▸ **ENTRIES**:
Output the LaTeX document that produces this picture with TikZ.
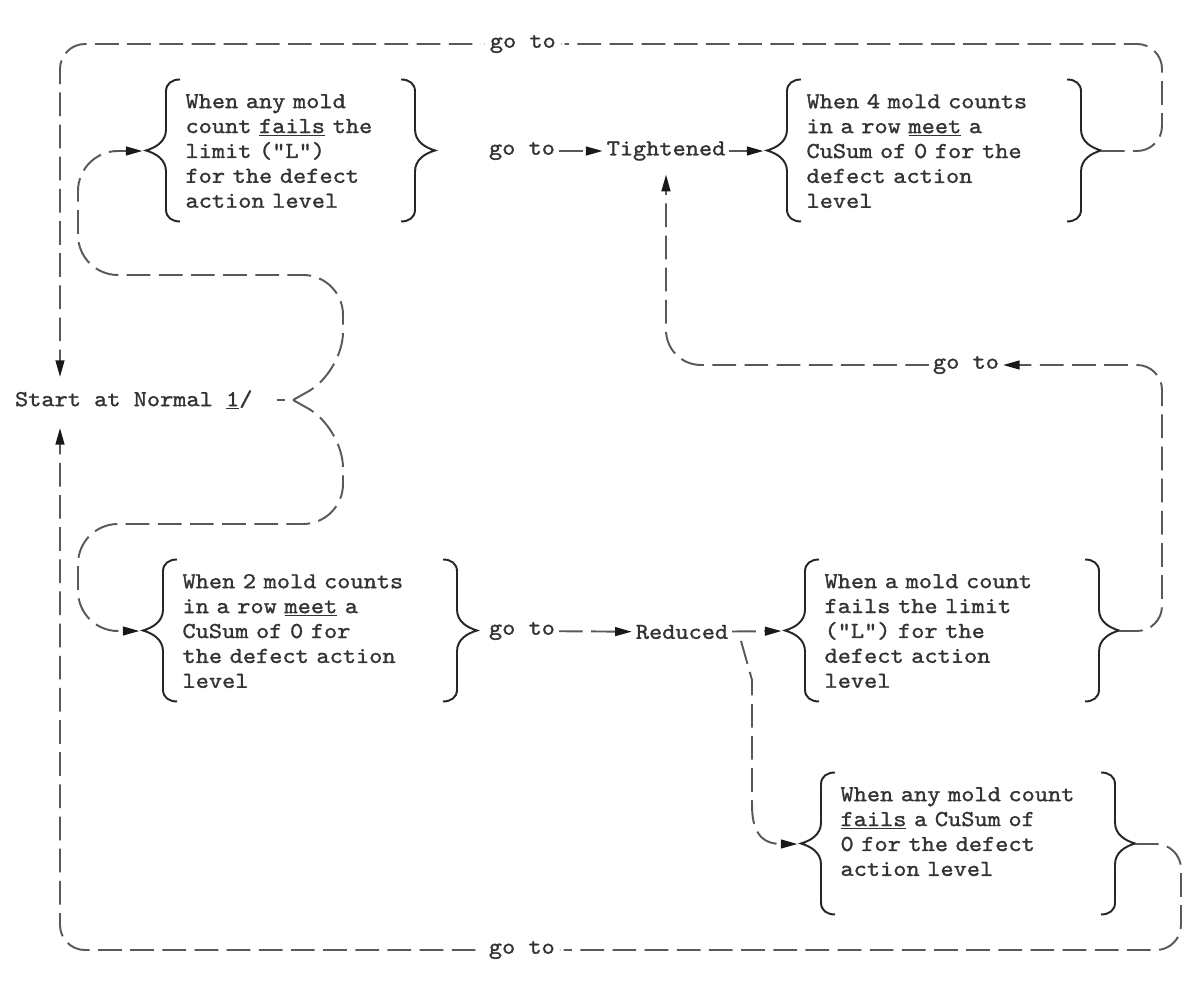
\documentclass[tikz,border=0pt]{standalone}
\usepackage{fontspec}
\usepackage{tikz}
\usetikzlibrary{arrows.meta}

\newfontfamily\typefont{lmmono10-regular}[Extension=.otf,FakeStretch=1.1,FakeBold=1.2]
\newcommand{\condfont}{\typefont\fontsize{13}{14.17}\selectfont}

\begin{document}
\begin{tikzpicture}[
      x = 0.02cm, y = -0.02cm, % one unit = one pixel of the scan
      > = {Triangle[length=9.5pt,width=5pt,color=black!90]}, % arrow head style
      semithick % line style
      ]

      \tikzset{
      flow/.style = {draw=black!65, line width=1.1pt, dash pattern=on 13.5pt off 4.8pt},
      cond/.style = {font=\condfont, text=black!80, align=left, inner sep=0pt,
                     minimum height=2.84cm, text width=5.14cm, anchor=west},
      txt/.style = {font=\condfont, text=black!80, inner sep=2pt},
      gap/.style = {fill=white, inner xsep=5pt},
      brc/.style = {draw=black!85, line width=1.1pt},
      % curly brace drawn downwards from its top end, tip to the left
      lbrace/.pic = {
        \draw[brc] (0,0) .. controls (-8,0) and (-14,4) .. (-14,12) -- (-14,50)
          .. controls (-14,62) and (-24,68) .. (-34,71)
          .. controls (-24,74) and (-14,80) .. (-14,92) -- (-14,130)
          .. controls (-14,138) and (-8,142) .. (0,142);
      }
      }

      \useasboundingbox (0,0) rectangle (1199,989);
      \fill[white] (0,0) rectangle (1199,989);

      % states and conditions
      \node[txt, anchor=west] (start) at (11,400) {Start at Normal \underline{1}/};
      \node[cond, text width=4.24cm] (tl) at (185,151) {When any mold\\count \underline{fails} the\\limit ("L")\\for the defect\\action level};
      \node[cond] (tr) at (806,151) {When 4 mold counts\\in a row \underline{meet} a\\CuSum of 0 for the\\defect action\\level};
      \node[cond] (bl) at (182,631) {When 2 mold counts\\in a row \underline{meet} a\\CuSum of 0 for\\the defect action\\level};
      \node[cond] (mr) at (824,631) {When a mold count\\fails the limit\\("L") for the\\defect action\\level};
      \node[cond] (br) at (840,844) {When any mold count\\\underline{fails} a CuSum of\\0 for the defect\\action level\\\mbox{}};

      \node[txt] (g1) at (522,151) {go to};
      \node[txt] (tight) at (666,151) {Tightened};
      \node[txt] (g3) at (522,631) {go to};
      \node[txt] (red) at (682,632) {Reduced};
      \node[txt] (g2) at (966,365) {go to};

      \coordinate (fork) at (293,400);
      \coordinate (s-top) at (60,377);
      \coordinate (s-bot) at (60,428);
      \coordinate (rfork) at (741,641);

      % braces
      \pic at ([xshift=-0.1cm]tl.north west) {lbrace};
      \pic[xscale=-1] at ([xshift=0.06cm]tl.north east) {lbrace};
      \pic at ([xshift=-0.1cm]tr.north west) {lbrace};
      \pic[xscale=-1] at ([xshift=0.06cm]tr.north east) {lbrace};
      \pic at ([xshift=-0.1cm]bl.north west) {lbrace};
      \pic[xscale=-1] at ([xshift=0.06cm]bl.north east) {lbrace};
      \pic at ([xshift=-0.1cm]mr.north west) {lbrace};
      \pic[xscale=-1] at ([xshift=0.06cm]mr.north east) {lbrace};
      \pic at ([xshift=-0.1cm]br.north west) {lbrace};
      \pic[xscale=-1] at ([xshift=0.06cm]br.north east) {lbrace};

      % from Normal
      \draw[flow, shorten <=0.4cm, shorten >=0.16cm] (start) -- (fork);
      \draw[flow, ->, rounded corners=0.8cm, shorten >=2pt] (fork) -- (343,372) -- (343,275) -- (78,275) -- (78,151) -- ([xshift=-0.78cm]tl.west);
      \draw[flow, ->, rounded corners=0.8cm, shorten >=2pt] (fork) -- (343,428) -- (343,524) -- (78,524) -- (78,631) -- ([xshift=-0.78cm]bl.west);

      % to Tightened
      \draw[flow, ->] (g1) -- (tight);
      \draw[flow, ->, shorten >=2pt] (tight) -- ([xshift=-0.78cm]tr.west);
      \draw[flow, ->, rounded corners=0.5cm] ([xshift=0.74cm]mr.east) -- (1162,631) -- (1162,365) -- (g2);
      \draw[flow, ->, rounded corners=0.7cm, shorten >=0.2cm] (g2) -| (tight);

      % to Reduced
      \draw[flow, ->] (g3) -- (red);
      \draw[flow, ->, shorten >=2pt] (red) -- ([xshift=-0.78cm]mr.west);
      \draw[flow, ->, shorten >=2pt] (rfork) -- (752,680) -- (752,805) .. controls (752,830) and (760,844) .. ([xshift=-0.78cm]br.west);

      % back to Normal
      \draw[flow, ->, rounded corners=0.5cm] ([xshift=0.74cm]tr.east) -- (1162,151) -- (1162,44) -- node[txt, gap, pos=0.58] {go to} (60,44) -- (s-top);
      \draw[flow, ->, rounded corners=0.5cm] ([xshift=0.74cm]br.east) -- (1181,844) -- (1181,950) -- node[txt, gap, pos=0.588] {go to} (60,950) -- (s-bot);

    \end{tikzpicture}
\end{document}
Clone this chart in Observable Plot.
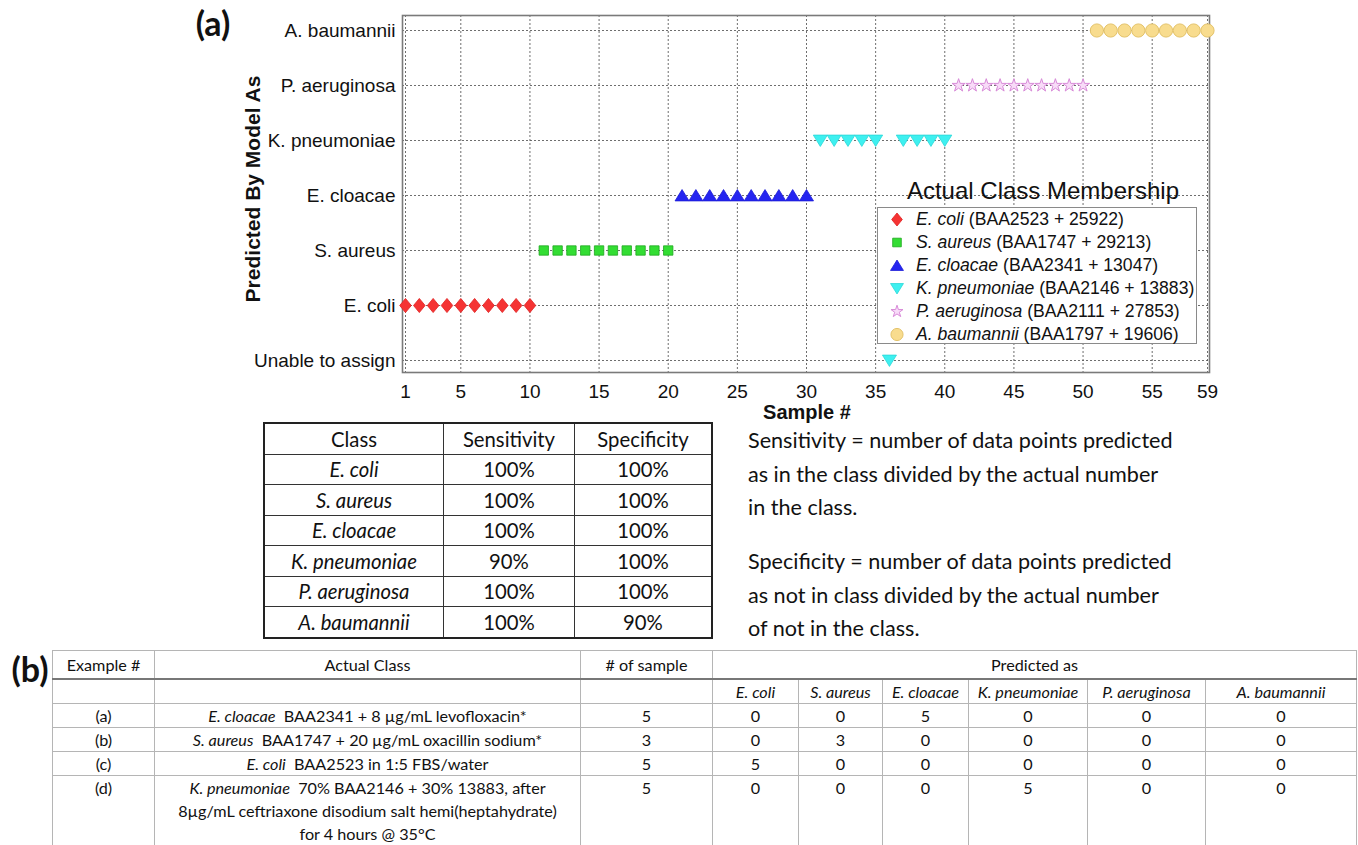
<!DOCTYPE html>
<html><head><meta charset="utf-8">
<script src="https://cdn.jsdelivr.net/npm/d3@7"></script>
<script src="https://cdn.jsdelivr.net/npm/@observablehq/plot@0.6"></script>
<style>
html,body{margin:0;padding:0;background:#fff;}
#page{position:relative;width:1358px;height:845px;overflow:hidden;background:#fff;font-family:"Liberation Sans",Arial,sans-serif;color:#111;}
.abs{position:absolute;white-space:nowrap;}
#chart{position:absolute;left:0;top:0;}
.legend{position:absolute;left:877px;top:207px;width:318px;height:135px;border:1px solid #8a8a8a;background:#fff;font-size:17.6px;}
.legrow{position:absolute;left:0;height:23px;line-height:23px;white-space:nowrap;}
.legrow svg{position:absolute;left:8px;top:0;}
.legrow span{position:absolute;left:38px;top:0;}
table{position:absolute;border-collapse:collapse;font-family:Lato,"Open Sans",sans-serif;color:#111;}
.t1{left:263px;top:422px;width:450px;font-size:20.3px;border:2px solid #222;}
.t1 td{border:1px solid #333;height:29.5px;padding:0;text-align:center;}
.t2{left:52px;top:650px;width:1304px;font-size:16.2px;border:1px solid #aaa;table-layout:fixed;}
.t2 td{border:1px solid #b5b5b5;padding:0;text-align:center;height:23px;line-height:23px;vertical-align:top;}
.t2 tr.hd td{height:27px;line-height:27px;border-bottom:2px solid #777;}
.t2 tr.last td{height:71px;}
i{font-style:italic;}
.note{position:absolute;left:748px;font-family:Lato,"Open Sans",sans-serif;font-size:21.6px;line-height:33.5px;color:#111;white-space:nowrap;}
</style></head><body><div id="page"></div>
<script>
// ---------- data ----------
const sampleNo = [1,2,3,4,5,6,7,8,9,10,11,12,13,14,15,16,17,18,19,20,21,22,23,24,25,26,27,28,29,30,31,32,33,34,35,36,37,38,39,40,41,42,43,44,45,46,47,48,49,50,51,52,53,54,55,56,57,58,59];
const actualClass = [
 "E. coli","E. coli","E. coli","E. coli","E. coli","E. coli","E. coli","E. coli","E. coli","E. coli",
 "S. aureus","S. aureus","S. aureus","S. aureus","S. aureus","S. aureus","S. aureus","S. aureus","S. aureus","S. aureus",
 "E. cloacae","E. cloacae","E. cloacae","E. cloacae","E. cloacae","E. cloacae","E. cloacae","E. cloacae","E. cloacae","E. cloacae",
 "K. pneumoniae","K. pneumoniae","K. pneumoniae","K. pneumoniae","K. pneumoniae","K. pneumoniae","K. pneumoniae","K. pneumoniae","K. pneumoniae","K. pneumoniae",
 "P. aeruginosa","P. aeruginosa","P. aeruginosa","P. aeruginosa","P. aeruginosa","P. aeruginosa","P. aeruginosa","P. aeruginosa","P. aeruginosa","P. aeruginosa",
 "A. baumannii","A. baumannii","A. baumannii","A. baumannii","A. baumannii","A. baumannii","A. baumannii","A. baumannii","A. baumannii"];
const predictedAs = [
 "E. coli","E. coli","E. coli","E. coli","E. coli","E. coli","E. coli","E. coli","E. coli","E. coli",
 "S. aureus","S. aureus","S. aureus","S. aureus","S. aureus","S. aureus","S. aureus","S. aureus","S. aureus","S. aureus",
 "E. cloacae","E. cloacae","E. cloacae","E. cloacae","E. cloacae","E. cloacae","E. cloacae","E. cloacae","E. cloacae","E. cloacae",
 "K. pneumoniae","K. pneumoniae","K. pneumoniae","K. pneumoniae","K. pneumoniae","Unable to assign","K. pneumoniae","K. pneumoniae","K. pneumoniae","K. pneumoniae",
 "P. aeruginosa","P. aeruginosa","P. aeruginosa","P. aeruginosa","P. aeruginosa","P. aeruginosa","P. aeruginosa","P. aeruginosa","P. aeruginosa","P. aeruginosa",
 "A. baumannii","A. baumannii","A. baumannii","A. baumannii","A. baumannii","A. baumannii","A. baumannii","A. baumannii","A. baumannii"];
const yCategories = ["A. baumannii","P. aeruginosa","K. pneumoniae","E. cloacae","S. aureus","E. coli","Unable to assign"];
const xTicks = [1,5,10,15,20,25,30,35,40,45,50,55,59];
const classNames = ["E. coli","S. aureus","E. cloacae","K. pneumoniae","P. aeruginosa","A. baumannii"];
const strains = ["(BAA2523 + 25922)","(BAA1747 + 29213)","(BAA2341 + 13047)","(BAA2146 + 13883)","(BAA2111 + 27853)","(BAA1797 + 19606)"];
const sensitivity = ["100%","100%","100%","90%","100%","100%"];
const specificity = ["100%","100%","100%","100%","100%","90%"];
const exampleIds = ["(a)","(b)","(c)","(d)"];
const exampleClass = ["E. cloacae","S. aureus","E. coli","K. pneumoniae"];
const exampleDesc = ["BAA2341 + 8 µg/mL levofloxacin*","BAA1747 + 20 µg/mL oxacillin sodium*","BAA2523 in 1:5 FBS/water","70% BAA2146 + 30% 13883, after<br>8µg/mL ceftriaxone disodium salt hemi(heptahydrate)<br>for 4 hours @ 35°C"];
const exampleN = [5,3,5,5];
const exampleCounts = [[0,0,5,0,0,0],[0,3,0,0,0,0],[5,0,0,0,0,0],[0,0,0,5,0,0]];

// ---------- symbols / styles ----------
const rOf = s => Math.sqrt(s/Math.PI);
const diamond = {draw(c,s){const r=rOf(s);c.moveTo(0,-r*1.22);c.lineTo(r*1.0,0);c.lineTo(0,r*1.22);c.lineTo(-r*1.0,0);c.closePath();}};
const triUp = {draw(c,s){const r=rOf(s);c.moveTo(0,-r*1.1);c.lineTo(r*1.3,r*1.0);c.lineTo(-r*1.3,r*1.0);c.closePath();}};
const triDown = {draw(c,s){const r=rOf(s);c.moveTo(0,r*1.1);c.lineTo(r*1.3,-r*1.0);c.lineTo(-r*1.3,-r*1.0);c.closePath();}};
const styles = [
 {symbol:diamond, r:5.8, fill:"#f53333", stroke:"#e02020", strokeWidth:0.8},
 {symbol:"square", r:5.3, fill:"#33dd33", stroke:"#1fa81f", strokeWidth:0.8},
 {symbol:triUp, r:5.4, fill:"#2525f0", stroke:"#1a1ad8", strokeWidth:0.8},
 {symbol:triDown, r:5.4, fill:"#3ef0f0", stroke:"#2ad8d8", strokeWidth:0.8},
 {symbol:"star", r:4.1, fill:"#f8dcf8", stroke:"#d88ad8", strokeWidth:1},
 {symbol:"circle", r:6.6, fill:"#f8dc8e", stroke:"#e4c36a", strokeWidth:1}
];

const rows = sampleNo.map((s,i)=>({sample:s, actual:actualClass[i], predicted:predictedAs[i]}));

const page = document.getElementById("page");

const chart = Plot.plot({
  width:1358, height:420,
  marginLeft:402, marginRight:149, marginTop:15, marginBottom:48,
  style:{fontFamily:"'Liberation Sans', Arial, sans-serif", fontSize:"19px", color:"#111", background:"transparent", overflow:"visible"},
  x:{domain:[1,59], insetLeft:3, insetRight:2, label:null},
  y:{type:"point", domain:yCategories, padding:0, insetTop:15, insetBottom:12, label:null},
  marks:[
    Plot.gridX(xTicks, {stroke:"#555", strokeOpacity:0.85, strokeDasharray:"2,2"}),
    Plot.gridY(yCategories, {stroke:"#555", strokeOpacity:0.85, strokeDasharray:"2,2"}),
    Plot.frame({stroke:"#7a7a7a", strokeWidth:1.6}),
    Plot.axisX(xTicks, {tickSize:0, tickPadding:12, fontSize:19, label:null}),
    Plot.axisY(yCategories, {tickSize:0, tickPadding:7, fontSize:19, label:null}),
    ...classNames.map((cls,i)=>Plot.dot(rows.filter(d=>d.actual===cls), {x:"sample", y:"predicted", ...styles[i]}))
  ]
});
chart.id = "chart";
page.appendChild(chart);

function addDiv(html, css, cls="abs"){const d=document.createElement("div");d.className=cls;d.innerHTML=html;Object.assign(d.style,css);page.appendChild(d);return d;}

addDiv("(a)",{left:"213px",top:"22px",transform:"translate(-50%,-50%)",fontFamily:"Lato, sans-serif",fontWeight:"700",fontSize:"34px"});
addDiv("(b)",{left:"30px",top:"668px",transform:"translate(-50%,-50%)",fontFamily:"Lato, sans-serif",fontWeight:"700",fontSize:"34px"});
addDiv("Predicted By Model As",{left:"253px",top:"189px",transform:"translate(-50%,-50%) rotate(-90deg)",fontWeight:"700",fontSize:"21px"});
addDiv("Sample #",{left:"807px",top:"412px",transform:"translate(-50%,-50%)",fontWeight:"700",fontSize:"20px"});
addDiv("Actual Class Membership",{left:"1043px",top:"191px",transform:"translate(-50%,-50%)",fontSize:"24px"});

// legend
const leg = document.createElement("div"); leg.className="legend"; page.appendChild(leg);
classNames.forEach((cls,i)=>{
  const row=document.createElement("div"); row.className="legrow"; row.style.top=(i*23)+"px";
  const st=styles[i];
  const sym = typeof st.symbol==="string" ? {circle:d3.symbolCircle,square:d3.symbolSquare,star:d3.symbolStar}[st.symbol] : st.symbol;
  const lr = st.r*0.92;
  const p = d3.symbol(sym, lr*lr*Math.PI)();
  row.innerHTML=`<svg width="24" height="23"><path transform="translate(11,11.5)" d="${p}" fill="${st.fill}" stroke="${st.stroke}" stroke-width="${st.strokeWidth}"/></svg><span><i>${cls}</i> ${strains[i]}</span>`;
  leg.appendChild(row);
});

// table 1
let t1 = `<table class="t1"><tr><td style="width:178px">Class</td><td style="width:130px">Sensitivity</td><td>Specificity</td></tr>`;
classNames.forEach((c,i)=>{t1+=`<tr><td><i>${c}</i></td><td>${sensitivity[i]}</td><td>${specificity[i]}</td></tr>`;});
t1+=`</table>`;
page.insertAdjacentHTML("beforeend", t1);

// notes
addDiv("Sensitivity = number of data points predicted<br>as in the class divided by the actual number<br>in the class.",{top:"424px"},"note");
addDiv("Specificity = number of data points predicted<br>as not in class divided by the actual number<br>of not in the class.",{top:"545px"},"note");

// table 2
const colW=[102,426,132,86,84,86,119,118,151];
let t2=`<table class="t2"><colgroup>${colW.map(w=>`<col style="width:${w}px">`).join("")}</colgroup>`;
t2+=`<tr class="hd"><td>Example #</td><td>Actual Class</td><td># of sample</td><td colspan="6">Predicted as</td></tr>`;
t2+=`<tr><td></td><td></td><td></td>${classNames.map(c=>`<td><i>${c}</i></td>`).join("")}</tr>`;
exampleIds.forEach((id,i)=>{
  t2+=`<tr${i===3?' class="last"':''}><td>${id}</td><td><i>${exampleClass[i]}</i>&nbsp; ${exampleDesc[i]}</td><td>${exampleN[i]}</td>${exampleCounts[i].map(v=>`<td>${v}</td>`).join("")}</tr>`;
});
t2+=`</table>`;
page.insertAdjacentHTML("beforeend", t2);
</script></body></html>
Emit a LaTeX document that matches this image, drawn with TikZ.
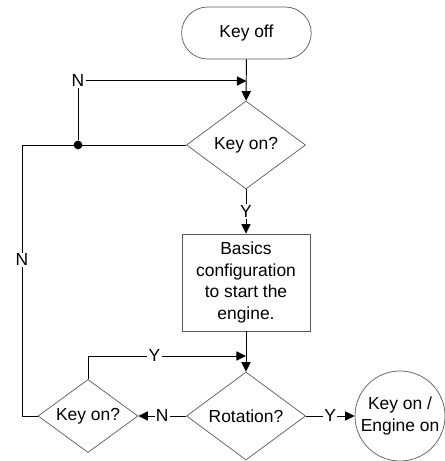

▸ **CHALLENGE**: Only lines that contain the word "chart" are wanted; copy each of them.

▸ **TASK OUTPUT**:
Clone this chart in Observable Plot.
#chart{position:absolute;left:0;top:0;}
const chart = Plot.plot({
chart.id = "chart";
page.appendChild(chart);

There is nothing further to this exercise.